*Rangel Alves da Costa
Não sei de onde aparecem tantos gatos. Tenho certeza que mais de mil. Durante um dia, apenas um ou outro são avistados pelas calçadas e esquinas, mas depois do anoitecer há uma verdadeira invasão de gatos.
Gatos brancos, gatos pardos, gatos pintados, gatos amarelados, gatos pretos, gatos cinzentos, de todas as formas e cores de gatos. Algo realmente inacreditável. De todos os becos os bichanos vão surgindo, se reunindo, parecendo dialogar sobre a forma de como aterrorizar as pessoas naquela noite.
Só pode ser um complô de felinos, não há como pensar diferente. Depois disso, vão se espalhando aos montes, às dezenas, centenas, aos montes, subindo pelos muros, pulando janelas, entrando por qualquer passagem de porta ou portão. E então ninguém tem mais sossego daí em diante.

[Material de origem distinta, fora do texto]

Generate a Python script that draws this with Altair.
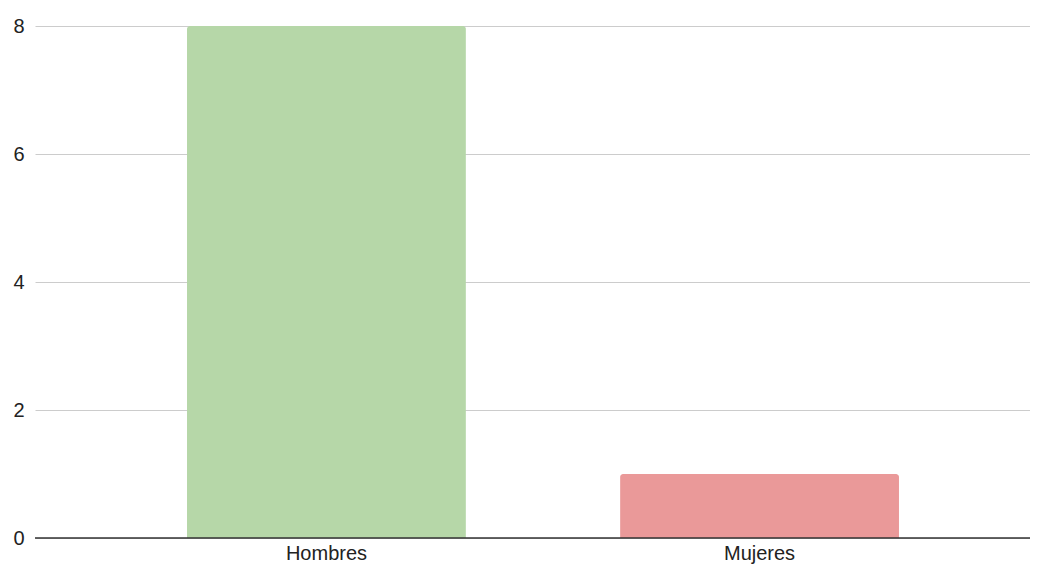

A noite inteira, madrugada adentro, até romper a aurora, e a gataria com seus gritos, miados, gemidos, agouros, cios insuportáveis. Remexem em telhados, viram móveis, sujam tapetes, lambuzam tudo o que encontrarem pela frente.

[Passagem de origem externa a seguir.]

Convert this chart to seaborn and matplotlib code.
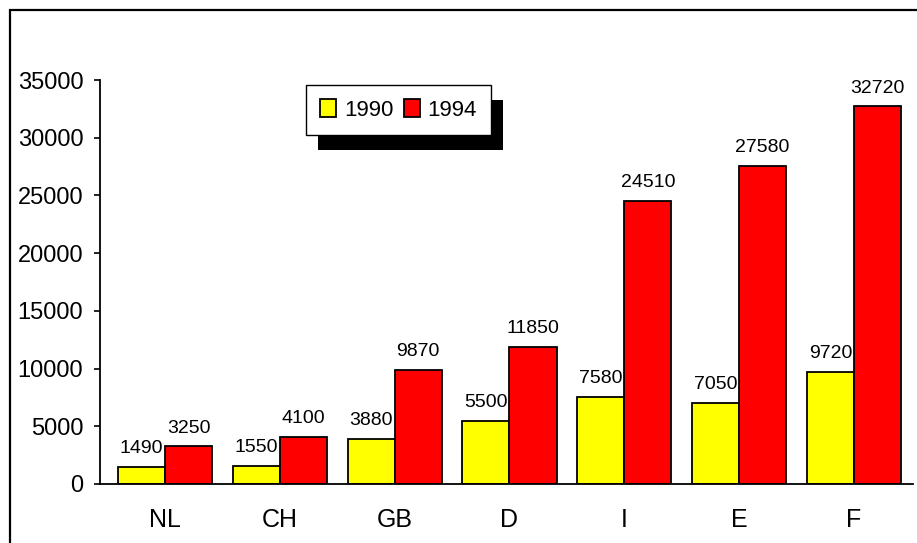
import matplotlib
matplotlib.use("Agg")
import matplotlib.pyplot as plt
from matplotlib.patches import Rectangle
import pandas as pd
import seaborn as sns

countries = ["NL", "CH", "GB", "D", "I", "E", "F"]
years = ["1990", "1994"]
values_1990 = [1490, 1550, 3880, 5500, 7580, 7050, 9720]
values_1994 = [3250, 4100, 9870, 11850, 24510, 27580, 32720]
y_ticks = [0, 5000, 10000, 15000, 20000, 25000, 30000, 35000]

df = pd.DataFrame({
    "country": countries * 2,
    "year": [years[0]] * len(countries) + [years[1]] * len(countries),
    "value": values_1990 + values_1994,
})

sns.set_style("white")
plt.rcParams["font.family"] = ["Liberation Sans", "DejaVu Sans"]
plt.rcParams["text.color"] = "black"
plt.rcParams["xtick.color"] = "black"
plt.rcParams["ytick.color"] = "black"

fig = plt.figure(figsize=(9.17, 5.43), dpi=100)
ax = fig.add_axes([100 / 917, 59 / 543, 813 / 917, 404 / 543])

sns.barplot(data=df, x="country", y="value", hue="year", order=countries,
            hue_order=years, palette={"1990": "#ffff00", "1994": "#ff0000"},
            width=0.82, gap=0, edgecolor="black", linewidth=1.3,
            saturation=1, errorbar=None, ax=ax)

for cont in ax.containers:
    ax.bar_label(cont, fmt="%d", padding=7, fontsize=14, color="black")

ax.set_xlim(-0.566, 6.514)
ax.set_ylim(0, 35000)
ax.set_yticks(y_ticks)
ax.set_xlabel("")
ax.set_ylabel("")
ax.tick_params(axis="y", direction="out", length=4, width=1.2, pad=8,
               labelsize=17, left=True)
ax.tick_params(axis="x", length=0, pad=17, labelsize=18)
for s in ["top", "right"]:
    ax.spines[s].set_visible(False)
for s in ["left", "bottom"]:
    ax.spines[s].set_color("black")
    ax.spines[s].set_linewidth(1.3)

leg = ax.legend(loc="upper left", bbox_to_anchor=(306 / 917, 458 / 543),
                bbox_transform=fig.transFigure, ncol=2, frameon=True,
                fancybox=False, edgecolor="black", facecolor="white",
                framealpha=1, fontsize=16,
                handlelength=0.7, handleheight=0.85, handletextpad=0.35,
                columnspacing=0.5, borderpad=0.65, borderaxespad=0)
leg.get_frame().set_linewidth(1.0)
leg.set_zorder(6)

# drop shadow behind the legend box
fig.canvas.draw()
bb = leg.get_window_extent()
shadow = Rectangle((bb.x0 + 12, bb.y0 - 15), bb.width, bb.height,
                   transform=None, facecolor="black", edgecolor="none",
                   zorder=5.5, clip_on=False)
ax.add_patch(shadow)

# outer frame around the chart (open on the right and bottom edges)
frame = Rectangle((10 / 917, -0.05), 1.0, (533 / 543) + 0.05,
                  transform=fig.transFigure, fill=False, edgecolor="black",
                  linewidth=1.6)
fig.patches.append(frame)

fig.savefig("out.png", dpi=100)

Rápidos, velozes, somem num raio como enxotados, mas para retornarem no instante seguinte. E quando tudo já parece sem as suas insuportáveis presenças, eis que os seus gemidos ecoam bem ao lado, como que propositalmente. E assim todos os dias, todas as noites, na vida sem sossego ou paz por causa da gataria.
Alguns vizinhos já tomaram atitudes drásticas com relação a isso. Utilizaram-se até de espingardas para espantar os bichanos. Outros mantêm varas pontiagudas para enfrentá-los. Fala-se até em uso de chumbinho em alimentos pelos cantos dos muros. Se um ou outro morre ninguém sabe. Ou ninguém diz. Sequer se espalha a fedentina de bicho morto.
Mas a verdade é que ninguém suporta mais tanto aperreio provocado pelos peludos, endiabrados, intoleráveis mesmo. O pior é que não surge nenhum dono para ser chamado à atenção ou culpado, ao menos em parte, pelas algazarras noturnas.
Diz que gato na noite assombra, assusta, traz presságio ruim, ecoa sempre um mau agouro. Ao lado do mito, da lenda ou crença popular, a verdade é que provoca mesmo uma terrível danação.
Fato é que se torna muito difícil repousar quando se tem pelo telhado o passeio aterrorizante do bichano. Nunca se contenta em zanzar silenciosamente de canto a outro, em fazer seus passeios noturnos sem importunar a vida dos seres humanos.
Acha-se sempre no direito de fazer da noite e da madrugada seu festim alarmante, tenebroso, intolerável. E daí vai soltando seus lamentos, e então vai gritando suas dores, e então vai ecoando seus gemidos, acordando a escuridão com suas funestas vozes.
De cima da casa ao seu interior, sobre tudo o gato se acha no direito de propriedade. Invade, toma de assalto, vai destruindo tudo por onde passa, vai espalhando terror a cada passa que dá. Destelha casas, torna tudo em uma só fedentina. Só falta mesmo que estilhaços caiam e se espalhem por cima das camas e pessoas.
E num instante um som terrível do telhado, bem em cima da cama onde a pessoa tenta adormecer. E de repente o barulho de um jarro caindo, de uma taça sendo lançada ao chão. Quando a pessoa corre para saber o que aconteceu só encontra a destruição. E o gato certamente estará bem ao lado escondido.
Daí uma certeza irrefutável. Os gatos são os seres mais insuportáveis que possam existir. Fantasmas, almas do outro mundo, visitantes noturnos, meliantes, puladores de muros, extraterrestres, seja lá o que for, tudo será sempre menos insuportável que gatos reunidos exclusivamente para atazanar sossegos e vidas.
Adiante do telhado, lá em cima, sempre há uma lua bonita e estrelas que brilham majestosamente. Mas nada disso possui significação ao bichano. Seu único prazer é não deixar que a noite do humano seja de sono, repouso e sonho.